(Ilustración: Rolando Pinillos)
(Ilustración: Rolando Pinillos)
Alfredo Bullard

La niña en la playa iba, una y otra vez, con su pequeño balde en la mano, a la orilla del mar. Lo llenaba de agua y corría sobre la arena caliente para descargarlo en su modesta piscina inflable. El padre observaba su tenacidad y le regalaba una sonrisa empática. Luego de varias decenas de viajes, la piscina estaba llena. Pero la niña no cejó en sus idas y venidas y siguió “llenando” su piscina a pesar que con cada volteada de balde solo lograba que un contenido equivalente se rebalsara sobre el borde y cayera en la arena. 

El padre se le acercó y le dijo en voz baja: “No te das cuenta de que la piscina ya está llena. Solo estás derramando agua en la arena”. La niña lo miró con ese gesto de censura que se dirige a quien no entiende lo evidente. “No te das cuenta de que quiero meter todo el mar en la piscina”. 

La infantil arrogancia de la niña, justificada por su inmadurez, la lleva a creer que es posible comprender la inmensidad y complejidad del océano en una piscina.  

La semana pasada escribí en esta misma página (“”, 20/1/2018) sobre el absurdo de la moratoria (prohibición) para la constitución de nuevas universidades y los esfuerzos regulatorios de mejorar la educación con ideas tan aparentemente brillantes como realmente inútiles. Como suele pasar, muchas personas, sin duda inteligentes (aunque otras no tanto), criticaron la idea. Me tildaron de ignorante, de no leer lo suficiente, de no revisar los números de lo que ha pasado con la educación, de no entender la calaña de las universidades privadas creadas bajo un régimen de libre iniciativa. 

Pero la inteligencia es una virtud muy peligrosa. Tiende a hacernos creer que podemos resolver todos los problemas, incluso aquellos que, como el mar, superan la capacidad de una pequeña piscina inflable para comprenderlo. 

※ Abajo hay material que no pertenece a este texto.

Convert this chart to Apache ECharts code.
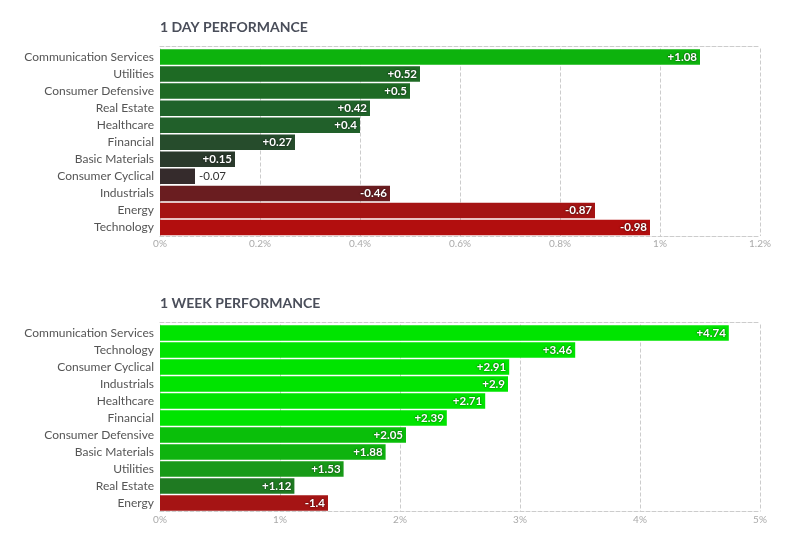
<!DOCTYPE html>
<html>
<head>
<meta charset="utf-8">
<script src="https://cdn.jsdelivr.net/npm/echarts@6/dist/echarts.min.js"></script>
<style>
html,body{margin:0;padding:0;background:#fff;}
#c{width:800px;height:552px;}
</style>
</head>
<body>
<div id="c"></div>
<script>
const dayCategories = ['Communication Services','Utilities','Consumer Defensive','Real Estate','Healthcare','Financial','Basic Materials','Consumer Cyclical','Industrials','Energy','Technology'];
const dayValues = [1.08, 0.52, 0.5, 0.42, 0.4, 0.27, 0.15, -0.07, -0.46, -0.87, -0.98];
const dayColors = ['#0db30d','#1e6a24','#1e6a24','#20632a','#21602a','#264c2c','#2a3a2c','#352b2c','#6a1d20','#a51414','#b20e0e'];
const dayTicks = [0, 0.2, 0.4, 0.6, 0.8, 1, 1.2];

const weekCategories = ['Communication Services','Technology','Consumer Cyclical','Industrials','Healthcare','Financial','Consumer Defensive','Basic Materials','Utilities','Real Estate','Energy'];
const weekValues = [4.74, 3.46, 2.91, 2.9, 2.71, 2.39, 2.05, 1.88, 1.53, 1.12, -1.4];
const weekColors = ['#00e400','#00e400','#00e400','#00e400','#00e400','#00e400','#0abf0a','#0fb30f','#189a18','#1f7a22','#a51414'];
const weekTicks = [0, 1, 2, 3, 4, 5];

const FONT = 'Lato, "Noto Sans", sans-serif';

function fmt(v){ return (v > 0 ? '+' : '') + v; }

function buildData(values, colors, max){
  return values.map(function(v, i){
    const a = Math.abs(v);
    const inside = a / max > 0.09;
    return {
      value: a,
      itemStyle: { color: colors[i] },
      label: inside ? {
        show: true, position: 'insideRight', distance: 3,
        color: '#fff', fontWeight: 'bold', fontSize: 11.5, fontFamily: FONT,
        textShadowColor: 'rgba(0,0,0,0.8)', textShadowBlur: 2,
        formatter: function(){ return fmt(v); }
      } : {
        show: true, position: 'right', distance: 4,
        color: '#333', fontWeight: 'normal', fontSize: 11.5, fontFamily: FONT,
        formatter: function(){ return fmt(v); }
      }
    };
  });
}

function xAxisFor(gridIndex, ticks){
  const min = ticks[0], max = ticks[ticks.length-1];
  const interval = ticks[1] - ticks[0];
  return [{
    type: 'value', gridIndex: gridIndex, min: min, max: max, interval: interval,
    axisLine: { show: true, lineStyle: { color: '#ccc', type: 'dashed' } },
    axisTick: { show: false },
    splitLine: { show: true, lineStyle: { color: '#ccc', type: 'dashed' } },
    axisLabel: { color: '#aaa', fontSize: 10, fontFamily: FONT, margin: 3,
      formatter: function(v){ return parseFloat(v.toFixed(2)) + '%'; } }
  }, {
    type: 'value', gridIndex: gridIndex, position: 'top', offset: 2.5, min: min, max: max, interval: interval,
    axisLine: { show: true, lineStyle: { color: '#ccc', type: 'dashed' } },
    axisTick: { show: false }, axisLabel: { show: false }, splitLine: { show: false }
  }];
}

function yAxisFor(gridIndex, cats){
  return {
    type: 'category', gridIndex: gridIndex, data: cats, inverse: true,
    axisLine: { show: false }, axisTick: { show: false },
    axisLabel: { color: '#555', fontSize: 12, fontFamily: FONT, margin: 6 }
  };
}

const chart = echarts.init(document.getElementById('c'), null, { renderer: 'canvas' });
chart.setOption({
  animation: false,
  backgroundColor: '#fff',
  title: [
    { text: '1 DAY PERFORMANCE', left: 155, top: 15,
      textStyle: { color: '#4a4e5a', fontSize: 14, fontWeight: 'bold', fontFamily: FONT } },
    { text: '1 WEEK PERFORMANCE', left: 155, top: 291,
      textStyle: { color: '#4a4e5a', fontSize: 14, fontWeight: 'bold', fontFamily: FONT } }
  ],
  grid: [
    { left: 160, right: 40, top: 48.5, height: 187.5 },
    { left: 160, right: 40, top: 324.5, height: 187 }
  ],
  xAxis: xAxisFor(0, dayTicks).concat(xAxisFor(1, weekTicks)),
  yAxis: [yAxisFor(0, dayCategories), yAxisFor(1, weekCategories)],
  series: [
    { type: 'bar', xAxisIndex: 0, yAxisIndex: 0, barCategoryGap: '9%',
      data: buildData(dayValues, dayColors, dayTicks[dayTicks.length-1]) },
    { type: 'bar', xAxisIndex: 2, yAxisIndex: 1, barCategoryGap: '9%',
      data: buildData(weekValues, weekColors, weekTicks[weekTicks.length-1]) }
  ]
});
</script>
</body>
</html>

Los invito a revisar en Twitter o Facebook estos comentarios, particularmente intensos, con mucho adjetivo y de ánimo claramente descalificador. Por supuesto que dicen poco (en realidad nada) de que las universidades públicas, manejadas por décadas por funcionarios con los mismos incentivos que tienen las personas que hoy pretenden regular, son un mayúsculo fracaso y que la educación universitaria ha estado históricamente sujeta a diversos y siempre fallidos esquemas regulatorios del que el sistema actual es solo una nueva variable. 

La inteligencia es la principal fuente de la arrogancia. Y la arrogancia es la fuente principal del error. El premio Nobel de Economía Friedrich Hayek llamó en su último libro a esta forma de pensar “La fatal arrogancia”. 

Como explica Jesús Huerta de Soto en el prólogo de la edición en español, la idea central del libro es que el socialismo y sus variantes regulatorias y planificadoras constituyen un error fatal de orgullo o arrogancia científica. Y es que es materialmente imposible para quien quiere mejorar la sociedad usando ingeniería social centralizada (lo que Hayek llama constructivismo) obtener toda la información y el conocimiento necesarios para cumplir su fin. La sociedad no es un sistema racionalmente organizado por una o un conjunto de mentes. Es un orden espontáneo generado por interacción descentralizada de millones de seres humanos. 

Las olas del mar y las mareas se mueven por infinidad de factores agregados que no pueden duplicarse metiendo agua en una piscina. Y la competencia, los mercados y la convivencia social son tan complejos e inmensos como el mar. Nuestra mente individualmente considerada es una piscina muy pequeña para comprender cómo interactuamos. El intento de llenar la piscina es un acto de arrogancia. El esfuerzo regulatorio suele ser exactamente lo mismo. 

Por el contrario, creer en los mercados y en una interacción social basada en la libertad es un acto de humildad. Es un reconocimiento de nuestra incapacidad para comprender un fenómeno complejo cuyo mérito no se encuentra en la inteligencia individual de un académico o un funcionario tras un escritorio, sino en un cerebro colectivo en el que cada ser humano debe reconocer que no es más que una simple neurona que, sola, no puede lograr nada realmente relevante. 

El “Yo solo sé que nada sé” no es, por tanto, ni socialista ni regulatorio. La frase de Sócrates muestra que el verdadero conocimiento exige una humildad que no es común en quienes son víctimas de la fatal arrogancia.